Esta experiencia me la relató un cliente, a propósito de la ansiedad que sufría a consecuencia de su sueño. Tomó conciencia y agradeció a Dios que todavía tenía vida y sana. Al mismo tiempo me llegó la información de que el citado CGS publicaba una “Guía Bioética de asignación de recursos (por ejemplo respiradores, cama en una unidad de terapia intensiva) de medicina crítica”, que ha provocado un debate nacional en nuestro País, ya muy alterado por la información y desinformación tanto científica como estadística, económica y política.
Esta pandemia que padece la humanidad ha producido innumerables desgracias en todos los niveles y naciones. No voy a enumerarlas porque usted ya las conoce de memoria. Sin embargo, también ha generado un regreso a realidades humanas arrinconadas y despreciadas en la conciencia humana dominada por la magia del espectáculo y la aparente felicidad transitoria.

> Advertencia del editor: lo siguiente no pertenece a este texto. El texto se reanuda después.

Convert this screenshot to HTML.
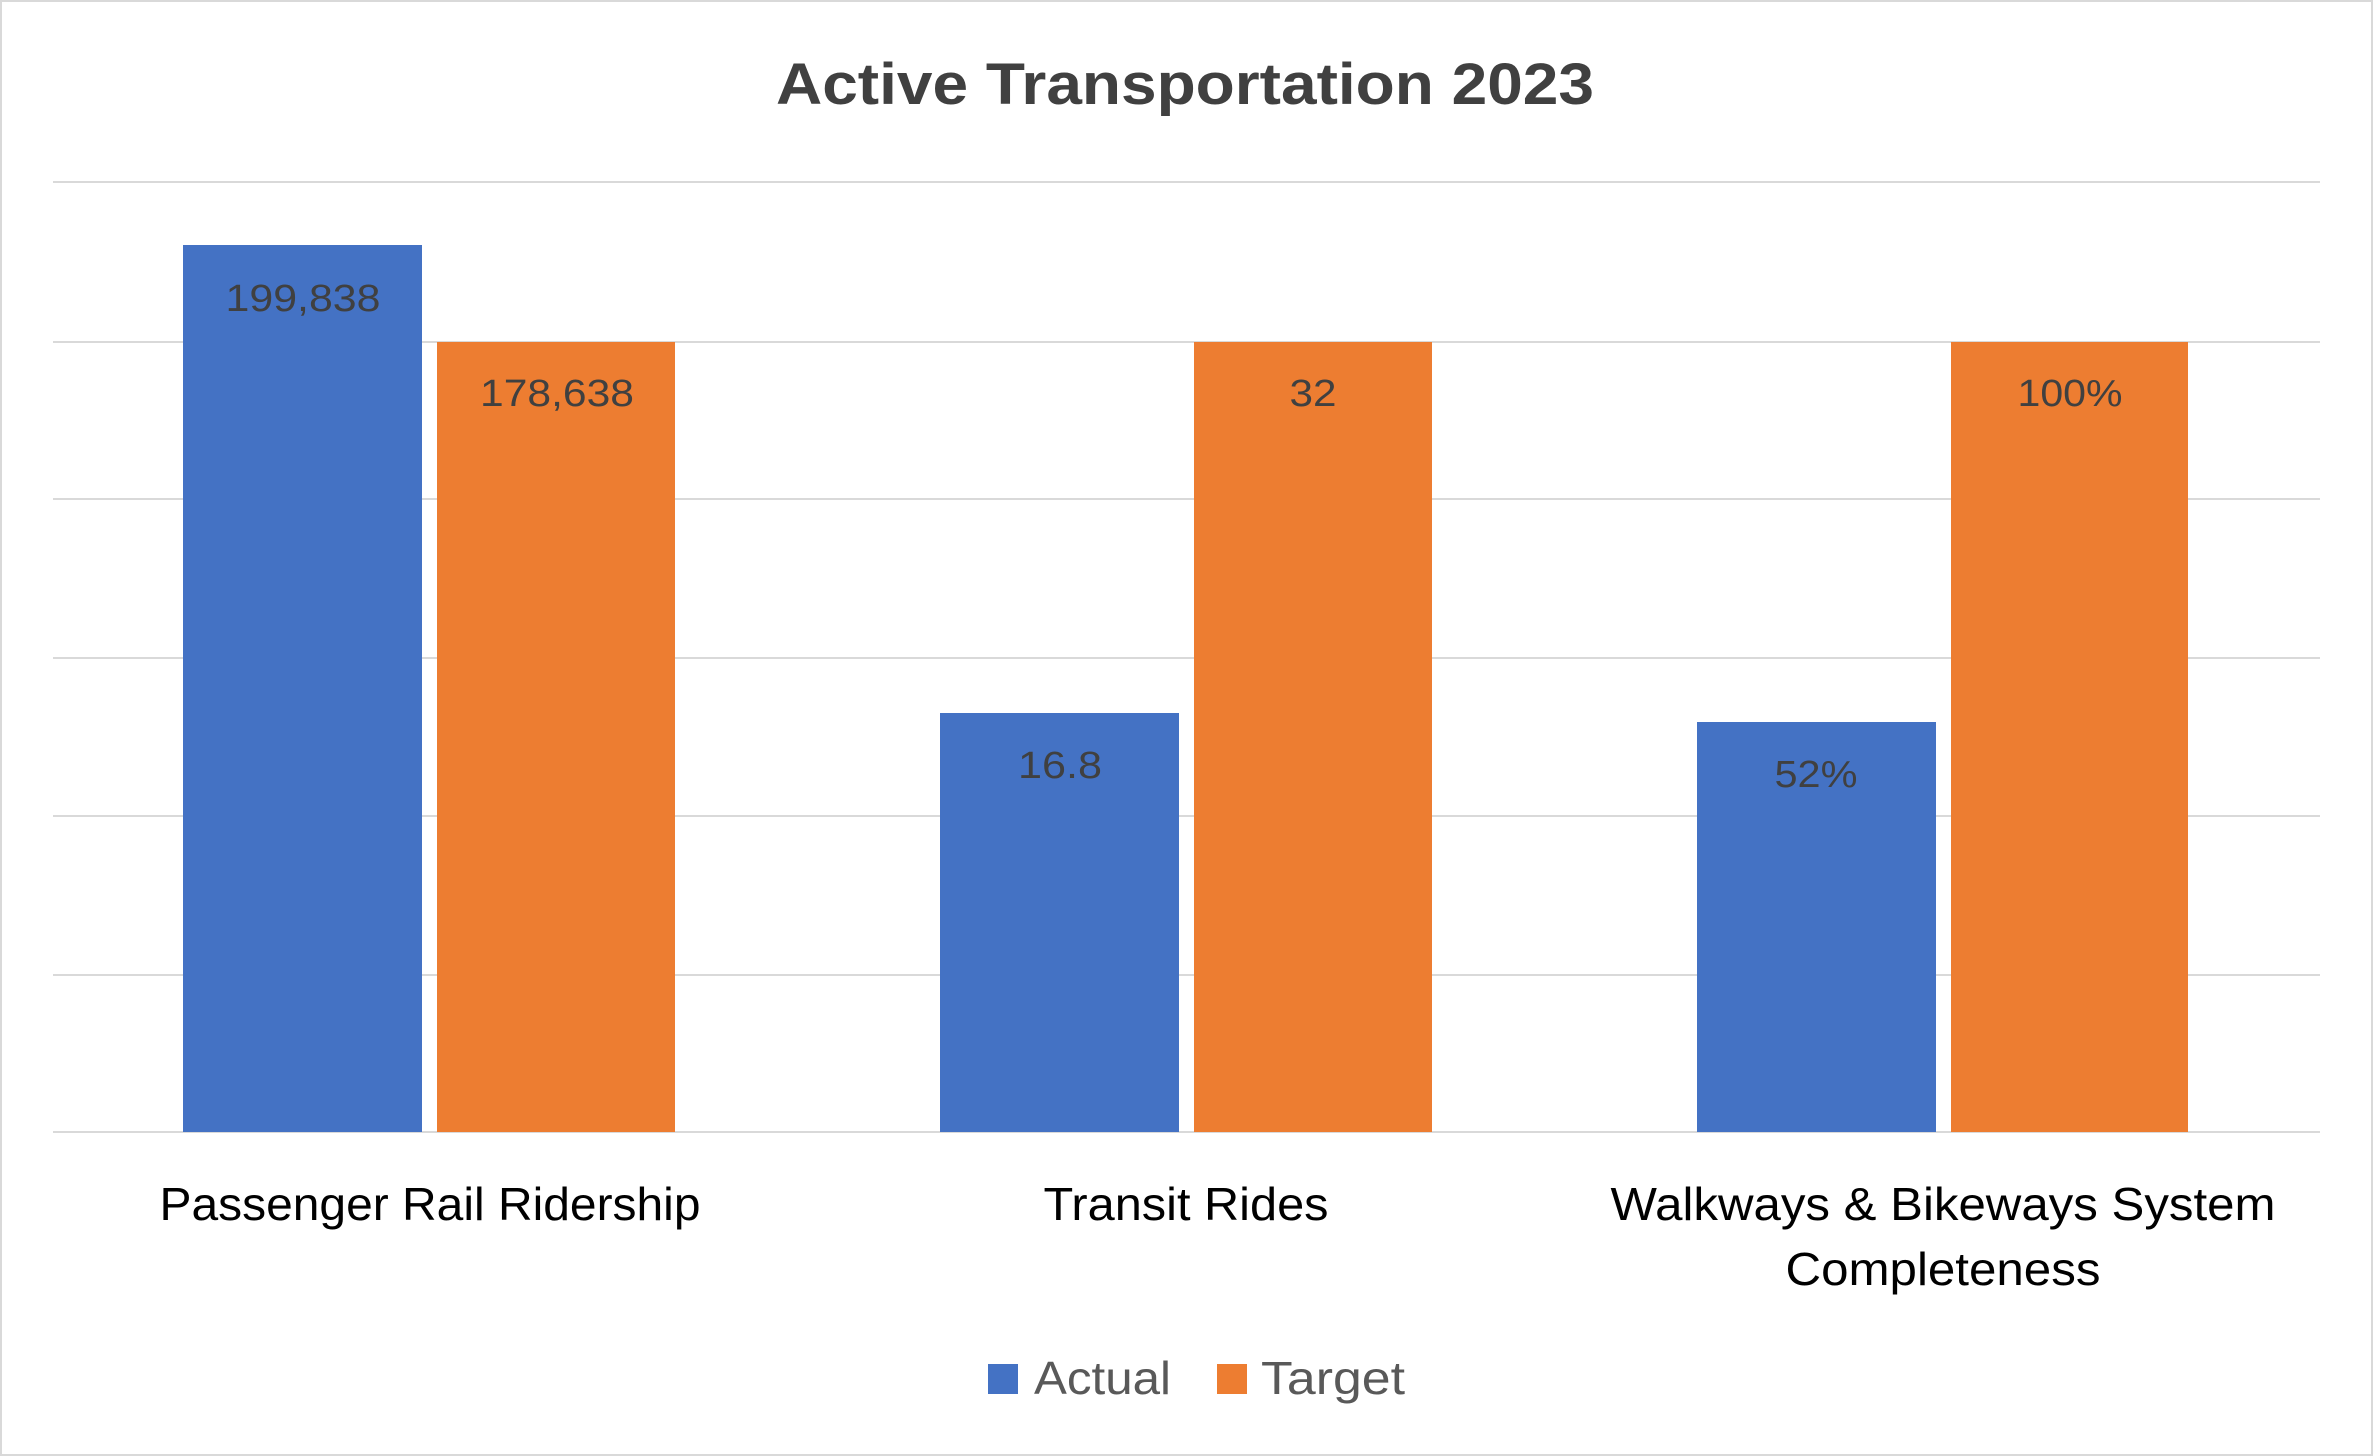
<!DOCTYPE html>
<html><head><meta charset="utf-8"><style>
html,body{margin:0;padding:0;background:#fff;}
svg{display:block;font-family:"Liberation Sans",Arial,sans-serif;}
</style></head><body>
<svg width="2373" height="1456" viewBox="0 0 2373 1456" xmlns="http://www.w3.org/2000/svg">
<rect x="1" y="1" width="2371" height="1454" fill="#fff" stroke="#d9d9d9" stroke-width="2"/>
<text x="1185" y="104" text-anchor="middle" font-size="58" font-weight="bold" fill="#404040" textLength="818" lengthAdjust="spacingAndGlyphs">Active Transportation 2023</text>
<g stroke="#d9d9d9" stroke-width="2">
<line x1="53" y1="182" x2="2320" y2="182"/>
<line x1="53" y1="342" x2="2320" y2="342"/>
<line x1="53" y1="499" x2="2320" y2="499"/>
<line x1="53" y1="658" x2="2320" y2="658"/>
<line x1="53" y1="816" x2="2320" y2="816"/>
<line x1="53" y1="975" x2="2320" y2="975"/>
<line x1="53" y1="1132" x2="2320" y2="1132"/>
</g>
<g fill="#4472c4">
<rect x="183" y="245" width="239" height="887"/>
<rect x="940" y="713" width="239" height="419"/>
<rect x="1697" y="722" width="239" height="410"/>
</g>
<g fill="#ed7d31">
<rect x="437" y="342" width="238" height="790"/>
<rect x="1194" y="342" width="238" height="790"/>
<rect x="1951" y="342" width="237" height="790"/>
</g>
<g font-size="38" fill="#404040" text-anchor="middle" lengthAdjust="spacingAndGlyphs">
<text x="303" y="311" textLength="155" lengthAdjust="spacingAndGlyphs">199,838</text>
<text x="557" y="406" textLength="154" lengthAdjust="spacingAndGlyphs">178,638</text>
<text x="1060" y="778" textLength="84" lengthAdjust="spacingAndGlyphs">16.8</text>
<text x="1313" y="406" textLength="47" lengthAdjust="spacingAndGlyphs">32</text>
<text x="1816" y="787" textLength="83" lengthAdjust="spacingAndGlyphs">52%</text>
<text x="2070" y="406" textLength="105" lengthAdjust="spacingAndGlyphs">100%</text>
</g>
<g font-size="46" fill="#000" text-anchor="middle">
<text x="430" y="1220" textLength="541" lengthAdjust="spacingAndGlyphs">Passenger Rail Ridership</text>
<text x="1186" y="1220" textLength="285" lengthAdjust="spacingAndGlyphs">Transit Rides</text>
<text x="1943" y="1220" textLength="665" lengthAdjust="spacingAndGlyphs">Walkways &amp; Bikeways System</text>
<text x="1943" y="1285" textLength="315" lengthAdjust="spacingAndGlyphs">Completeness</text>
</g>
<rect x="988" y="1364" width="30" height="30" fill="#4472c4"/>
<text x="1034" y="1394" font-size="46" fill="#595959" textLength="137" lengthAdjust="spacingAndGlyphs">Actual</text>
<rect x="1217" y="1364" width="30" height="30" fill="#ed7d31"/>
<text x="1261" y="1394" font-size="46" fill="#595959" textLength="144" lengthAdjust="spacingAndGlyphs">Target</text>
</svg>
</body></html>
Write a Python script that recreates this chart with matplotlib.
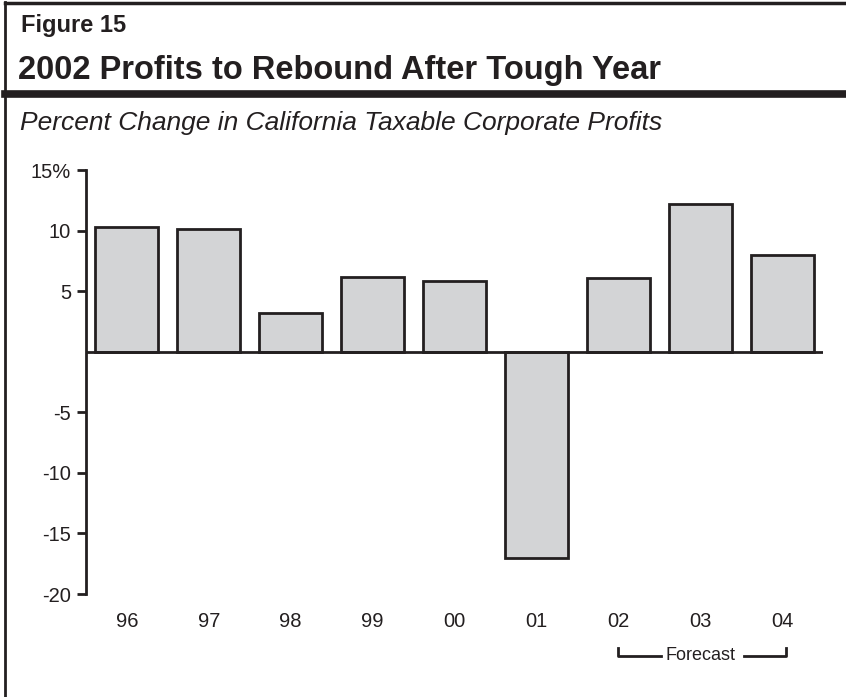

Hombres y mujeres han tomado conciencia de la ética, es decir, de qué es lo bueno y lo malo para cada quien y para la sociedad. Vivir es bueno, enfermarse, herir, empobrecer, mentir, engañar es malo. La Bioética es la ciencia del bien de la vida y el cuidado que hay que tener para nutrirla y compartirla.
La debatida Guía Bioética contiene una serie de instrucciones que, por las limitaciones de espacio no voy a enumerar, no se pueden imponer por decreto. Está basadas en estadísticas, o sea, un argumento cuantitativo (como si los enfermos fueran calabazas) y no en lo cualitativo que es lo que hace humano a la persona. Privilegia a los jóvenes que tienen derecho al único respirador porque los viejos ya tuvieron su dosis de años de vida y por lo tanto ya no necesitan respirar y se pueden asfixiar tranquilamente. Alivia, según la Guía, los sentimientos de culpa que va a tener toda su vida el médico que eligió mantener la vida del joven (y asfixiar al viejo). Y finalmente tal guía carece de autoridad, pues ni el Consejo General de Salud ni el Presidente de la República tienen el derecho de decidir quién vive o quién muere en esta nación. “En otras naciones es una práctica común el “triage” (la clasificación de la gravedad de un enfermo y la urgencia de tratamiento)” alega el citado Consejo. Pero una cosa es clasificar la gravedad y otra muy diferente es asumir la autoridad de quién vive y quién se muere, como en tiempos de Hitler en sus campos de exterminio o en los países donde es permitida la condena a muerte.
La pandemia ha descubierto la infraestructura criminal que subyace en la raíz de nuestras impotencias y deficiencias que ahora sufrimos no sólo de falta de recursos de salud (hospitales, médicos y enfermeras, medicinas y demás protecciones delos agentes de salud), sino la cultura antibioética de la violencia, la corrupción política, moral y económica de la cual el Consejo General de Salud está tratando de defender al ciudadano contagiado de miseria y explotación, y ahora además del coronavirus.
El dilema existencial de quién recibe atención hospitalaria y vive o quién es descartado y muere, no lo va a resolver la citada guía, aunque se convierta en sugerencia. Ese dilema se irá resolviendo a medida que la “cultura de muerte” que ahora nos aterra, se transforme en “cultura de vida”. Esa es nuestra responsabilidad: cultivar la verdadera Bioética, Biofilia, de todo ser vivo (incluyendo las raíces humanas). Así no tendremos sueños de cucarachas.